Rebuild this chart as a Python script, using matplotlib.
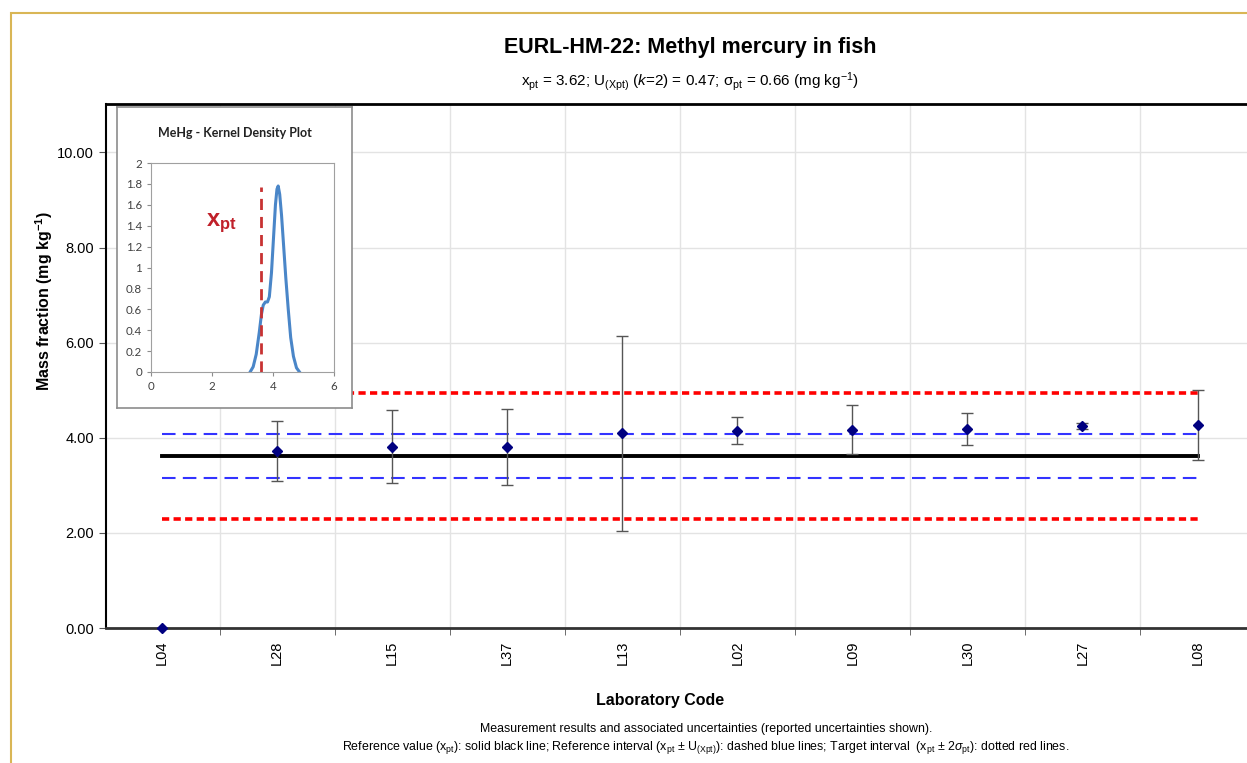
import matplotlib
matplotlib.use('Agg')
import matplotlib.pyplot as plt
from matplotlib.patches import Rectangle

plt.rcParams['font.family'] = ['Liberation Sans', 'DejaVu Sans']
plt.rcParams['mathtext.fontset'] = 'custom'
plt.rcParams['mathtext.rm'] = 'Liberation Sans'
plt.rcParams['mathtext.it'] = 'Liberation Sans:italic'
plt.rcParams['mathtext.bf'] = 'Liberation Sans:bold'

# Resultados dos laboratórios
labs = ['L04', 'L28', 'L15', 'L37', 'L13', 'L02', 'L09', 'L30', 'L27', 'L08']
valores = [0.00, 3.72, 3.81, 3.81, 4.10, 4.15, 4.17, 4.19, 4.25, 4.27]
incertezas = [0.00, 0.63, 0.77, 0.80, 2.05, 0.29, 0.51, 0.34, 0.07, 0.73]

x_pt = 3.62
u_xpt = 0.47
sigma_pt = 0.66

# Curva de densidade
kde_x = [3.25, 3.35, 3.45, 3.55, 3.62, 3.68, 3.75, 3.82, 3.88, 3.95, 4.02, 4.08,
         4.13, 4.17, 4.22, 4.28, 4.35, 4.42, 4.50, 4.58, 4.67, 4.77, 4.87]
kde_y = [0.00, 0.05, 0.17, 0.38, 0.55, 0.64, 0.67, 0.67, 0.72, 0.95, 1.30, 1.60,
         1.75, 1.78, 1.70, 1.50, 1.20, 0.90, 0.60, 0.33, 0.15, 0.04, 0.00]

W, H = 1247, 763
fig = plt.figure(figsize=(W / 100, H / 100), dpi=100)

# moldura dourada
fig.patches.append(Rectangle((11 / W, -0.1), 1.2, 1 - 13 / H + 0.1, transform=fig.transFigure,
                             fill=False, edgecolor='#D9B655', linewidth=1.5))

ax = fig.add_axes([106 / W, 1 - 628 / H, 1 - 106 / W, (628 - 103.5) / H])
pos = list(range(len(labs)))

for lim in [x_pt - 2 * sigma_pt, x_pt + 2 * sigma_pt]:
    ax.plot([0, len(labs) - 1], [lim, lim], color='#FF0000', lw=2.6, dashes=(2.0, 1.2), zorder=3)
for lim in [x_pt - u_xpt, x_pt + u_xpt]:
    ax.plot([0, len(labs) - 1], [lim, lim], color='#3333FF', lw=1.5, dashes=(6.5, 3.5), zorder=3)
ax.plot([0, len(labs) - 1], [x_pt, x_pt], color='black', lw=2.8, zorder=4)

ax.errorbar(pos[1:], valores[1:], yerr=incertezas[1:], fmt='none', ecolor='#555555',
            elinewidth=1.0, capsize=4, capthick=1.0, zorder=5)
ax.plot(pos, valores, 'D', color='#000080', markersize=5, zorder=6, clip_on=False)

ax.set_xlim(-0.487, 9.43)
ax.set_ylim(0, 11.03)
ax.set_yticks([0, 2, 4, 6, 8, 10])
ax.set_yticklabels([f'{v:.2f}' for v in [0, 2, 4, 6, 8, 10]], fontsize=10.5)
ax.set_xticks(pos)
ax.set_xticklabels(labs, rotation=90, fontsize=10.5)
ax.tick_params(axis='x', length=0, pad=9)
ax.set_xticks([p + 0.5 for p in pos[:-1]], minor=True)
ax.tick_params(axis='x', which='minor', length=5, color='#555555', direction='out')
ax.tick_params(axis='y', length=5, direction='out', color='#555555')
ax.grid(True, axis='y', color='#E3E3E3', lw=1)
ax.grid(True, axis='x', which='minor', color='#E3E3E3', lw=1)
ax.spines['right'].set_visible(False)
ax.spines['left'].set_linewidth(1.5)
ax.spines['top'].set_linewidth(2.0)
ax.spines['bottom'].set_linewidth(2.0)
ax.spines['bottom'].set_color('#333333')
ax.set_axisbelow(True)

# textos
fig.text(690 / W, 1 - 47 / H, 'EURL-HM-22: Methyl mercury in fish', ha='center', va='center',
         fontsize=15.5, fontweight='bold')
fig.text(690 / W, 1 - 82 / H,
         r'x$_{\rm pt}$ = 3.62; U$_{\rm (Xpt)}$ ($k$=2) = 0.47; σ$_{\rm pt}$ = 0.66 (mg kg$^{-1}$)',
         ha='center', va='center', fontsize=11)
fig.text(44 / W, 1 - 301 / H, r'Mass fraction (mg kg$^{\mathbf{-1}}$)', rotation=90,
         ha='center', va='center', fontsize=11.5, fontweight='bold')
fig.text(660 / W, 1 - 701 / H, 'Laboratory Code', ha='center', va='center',
         fontsize=11.5, fontweight='bold')
fig.text(706 / W, 1 - 729 / H,
         'Measurement results and associated uncertainties (reported uncertainties shown).',
         ha='center', va='center', fontsize=8.9)
fig.text(706 / W, 1 - 747 / H,
         r'Reference value (x$_{\rm pt}$): solid black line; Reference interval (x$_{\rm pt}$ $\pm$ U$_{\rm (Xpt)}$): '
         r'dashed blue lines; Target interval  (x$_{\rm pt}$ $\pm$ 2$\sigma_{\rm pt}$): dotted red lines.',
         ha='center', va='center', fontsize=8.9)

# gráfico de densidade (inset)
moldura = fig.add_axes([117 / W, 1 - 408 / H, (352 - 117) / W, (408 - 107) / H])
moldura.set_xticks([])
moldura.set_yticks([])
for s in moldura.spines.values():
    s.set_color('#8C8C8C')
    s.set_linewidth(1.2)
moldura.text(0.5, 0.915, 'MeHg - Kernel Density Plot', transform=moldura.transAxes,
             ha='center', va='center', fontsize=9, fontweight='bold', family='Lato', color='#222222')

ins = fig.add_axes([151 / W, 1 - 372 / H, (334 - 151) / W, (372 - 163) / H])
ins.plot(kde_x, kde_y, color='#4A86C8', lw=2.2)
ins.plot([x_pt, x_pt], [0, 1.77], color='#C83232', lw=2, dashes=(4, 2.5))
ins.text(2.3, 1.42, r'x$_{\mathbf{pt}}$', color='#C0202A', fontsize=17, fontweight='bold',
         ha='center', va='center')
ins.set_xlim(0, 6)
ins.set_ylim(0, 2)
ins.set_xticks([0, 2, 4, 6])
ins.set_yticks([0, 0.2, 0.4, 0.6, 0.8, 1, 1.2, 1.4, 1.6, 1.8, 2])
ins.set_yticklabels(['0', '0.2', '0.4', '0.6', '0.8', '1', '1.2', '1.4', '1.6', '1.8', '2'])
ins.tick_params(labelsize=8.3, colors='#404040', length=3, color='#8C8C8C')
for lbl in ins.get_xticklabels() + ins.get_yticklabels():
    lbl.set_family('Lato')
for s in ins.spines.values():
    s.set_color('#A0A0A0')

fig.savefig('out.png', dpi=100)
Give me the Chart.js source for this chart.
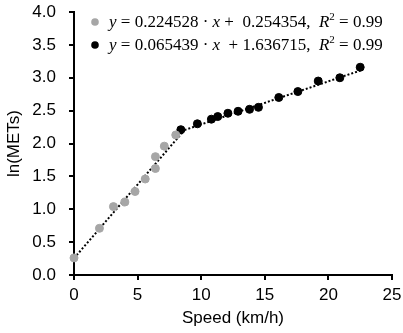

================================

Quote every record above exactly, leaving out any pictures.

### The solution
Rebuild this chart as a Python script, using matplotlib.
import matplotlib
matplotlib.use('Agg')
import matplotlib.pyplot as plt
from matplotlib.patches import Rectangle

plt.rcParams['font.family'] = ['Liberation Sans', 'DejaVu Sans']
plt.rcParams['mathtext.fontset'] = 'custom'
plt.rcParams['mathtext.rm'] = 'Liberation Sans'
plt.rcParams['mathtext.it'] = 'Liberation Sans:italic'
plt.rcParams['mathtext.bf'] = 'Liberation Sans:bold'

# Resultados dos laboratórios
labs = ['L04', 'L28', 'L15', 'L37', 'L13', 'L02', 'L09', 'L30', 'L27', 'L08']
valores = [0.00, 3.72, 3.81, 3.81, 4.10, 4.15, 4.17, 4.19, 4.25, 4.27]
incertezas = [0.00, 0.63, 0.77, 0.80, 2.05, 0.29, 0.51, 0.34, 0.07, 0.73]

x_pt = 3.62
u_xpt = 0.47
sigma_pt = 0.66

# Curva de densidade
kde_x = [3.25, 3.35, 3.45, 3.55, 3.62, 3.68, 3.75, 3.82, 3.88, 3.95, 4.02, 4.08,
         4.13, 4.17, 4.22, 4.28, 4.35, 4.42, 4.50, 4.58, 4.67, 4.77, 4.87]
kde_y = [0.00, 0.05, 0.17, 0.38, 0.55, 0.64, 0.67, 0.67, 0.72, 0.95, 1.30, 1.60,
         1.75, 1.78, 1.70, 1.50, 1.20, 0.90, 0.60, 0.33, 0.15, 0.04, 0.00]

W, H = 1247, 763
fig = plt.figure(figsize=(W / 100, H / 100), dpi=100)

# moldura dourada
fig.patches.append(Rectangle((11 / W, -0.1), 1.2, 1 - 13 / H + 0.1, transform=fig.transFigure,
                             fill=False, edgecolor='#D9B655', linewidth=1.5))

ax = fig.add_axes([106 / W, 1 - 628 / H, 1 - 106 / W, (628 - 103.5) / H])
pos = list(range(len(labs)))

for lim in [x_pt - 2 * sigma_pt, x_pt + 2 * sigma_pt]:
    ax.plot([0, len(labs) - 1], [lim, lim], color='#FF0000', lw=2.6, dashes=(2.0, 1.2), zorder=3)
for lim in [x_pt - u_xpt, x_pt + u_xpt]:
    ax.plot([0, len(labs) - 1], [lim, lim], color='#3333FF', lw=1.5, dashes=(6.5, 3.5), zorder=3)
ax.plot([0, len(labs) - 1], [x_pt, x_pt], color='black', lw=2.8, zorder=4)

ax.errorbar(pos[1:], valores[1:], yerr=incertezas[1:], fmt='none', ecolor='#555555',
            elinewidth=1.0, capsize=4, capthick=1.0, zorder=5)
ax.plot(pos, valores, 'D', color='#000080', markersize=5, zorder=6, clip_on=False)

ax.set_xlim(-0.487, 9.43)
ax.set_ylim(0, 11.03)
ax.set_yticks([0, 2, 4, 6, 8, 10])
ax.set_yticklabels([f'{v:.2f}' for v in [0, 2, 4, 6, 8, 10]], fontsize=10.5)
ax.set_xticks(pos)
ax.set_xticklabels(labs, rotation=90, fontsize=10.5)
ax.tick_params(axis='x', length=0, pad=9)
ax.set_xticks([p + 0.5 for p in pos[:-1]], minor=True)
ax.tick_params(axis='x', which='minor', length=5, color='#555555', direction='out')
ax.tick_params(axis='y', length=5, direction='out', color='#555555')
ax.grid(True, axis='y', color='#E3E3E3', lw=1)
ax.grid(True, axis='x', which='minor', color='#E3E3E3', lw=1)
ax.spines['right'].set_visible(False)
ax.spines['left'].set_linewidth(1.5)
ax.spines['top'].set_linewidth(2.0)
ax.spines['bottom'].set_linewidth(2.0)
ax.spines['bottom'].set_color('#333333')
ax.set_axisbelow(True)

# textos
fig.text(690 / W, 1 - 47 / H, 'EURL-HM-22: Methyl mercury in fish', ha='center', va='center',
         fontsize=15.5, fontweight='bold')
fig.text(690 / W, 1 - 82 / H,
         r'x$_{\rm pt}$ = 3.62; U$_{\rm (Xpt)}$ ($k$=2) = 0.47; σ$_{\rm pt}$ = 0.66 (mg kg$^{-1}$)',
         ha='center', va='center', fontsize=11)
fig.text(44 / W, 1 - 301 / H, r'Mass fraction (mg kg$^{\mathbf{-1}}$)', rotation=90,
         ha='center', va='center', fontsize=11.5, fontweight='bold')
fig.text(660 / W, 1 - 701 / H, 'Laboratory Code', ha='center', va='center',
         fontsize=11.5, fontweight='bold')
fig.text(706 / W, 1 - 729 / H,
         'Measurement results and associated uncertainties (reported uncertainties shown).',
         ha='center', va='center', fontsize=8.9)
fig.text(706 / W, 1 - 747 / H,
         r'Reference value (x$_{\rm pt}$): solid black line; Reference interval (x$_{\rm pt}$ $\pm$ U$_{\rm (Xpt)}$): '
         r'dashed blue lines; Target interval  (x$_{\rm pt}$ $\pm$ 2$\sigma_{\rm pt}$): dotted red lines.',
         ha='center', va='center', fontsize=8.9)

# gráfico de densidade (inset)
moldura = fig.add_axes([117 / W, 1 - 408 / H, (352 - 117) / W, (408 - 107) / H])
moldura.set_xticks([])
moldura.set_yticks([])
for s in moldura.spines.values():
    s.set_color('#8C8C8C')
    s.set_linewidth(1.2)
moldura.text(0.5, 0.915, 'MeHg - Kernel Density Plot', transform=moldura.transAxes,
             ha='center', va='center', fontsize=9, fontweight='bold', family='Lato', color='#222222')

ins = fig.add_axes([151 / W, 1 - 372 / H, (334 - 151) / W, (372 - 163) / H])
ins.plot(kde_x, kde_y, color='#4A86C8', lw=2.2)
ins.plot([x_pt, x_pt], [0, 1.77], color='#C83232', lw=2, dashes=(4, 2.5))
ins.text(2.3, 1.42, r'x$_{\mathbf{pt}}$', color='#C0202A', fontsize=17, fontweight='bold',
         ha='center', va='center')
ins.set_xlim(0, 6)
ins.set_ylim(0, 2)
ins.set_xticks([0, 2, 4, 6])
ins.set_yticks([0, 0.2, 0.4, 0.6, 0.8, 1, 1.2, 1.4, 1.6, 1.8, 2])
ins.set_yticklabels(['0', '0.2', '0.4', '0.6', '0.8', '1', '1.2', '1.4', '1.6', '1.8', '2'])
ins.tick_params(labelsize=8.3, colors='#404040', length=3, color='#8C8C8C')
for lbl in ins.get_xticklabels() + ins.get_yticklabels():
    lbl.set_family('Lato')
for s in ins.spines.values():
    s.set_color('#A0A0A0')

fig.savefig('out.png', dpi=100)
Give me the Chart.js source for this chart.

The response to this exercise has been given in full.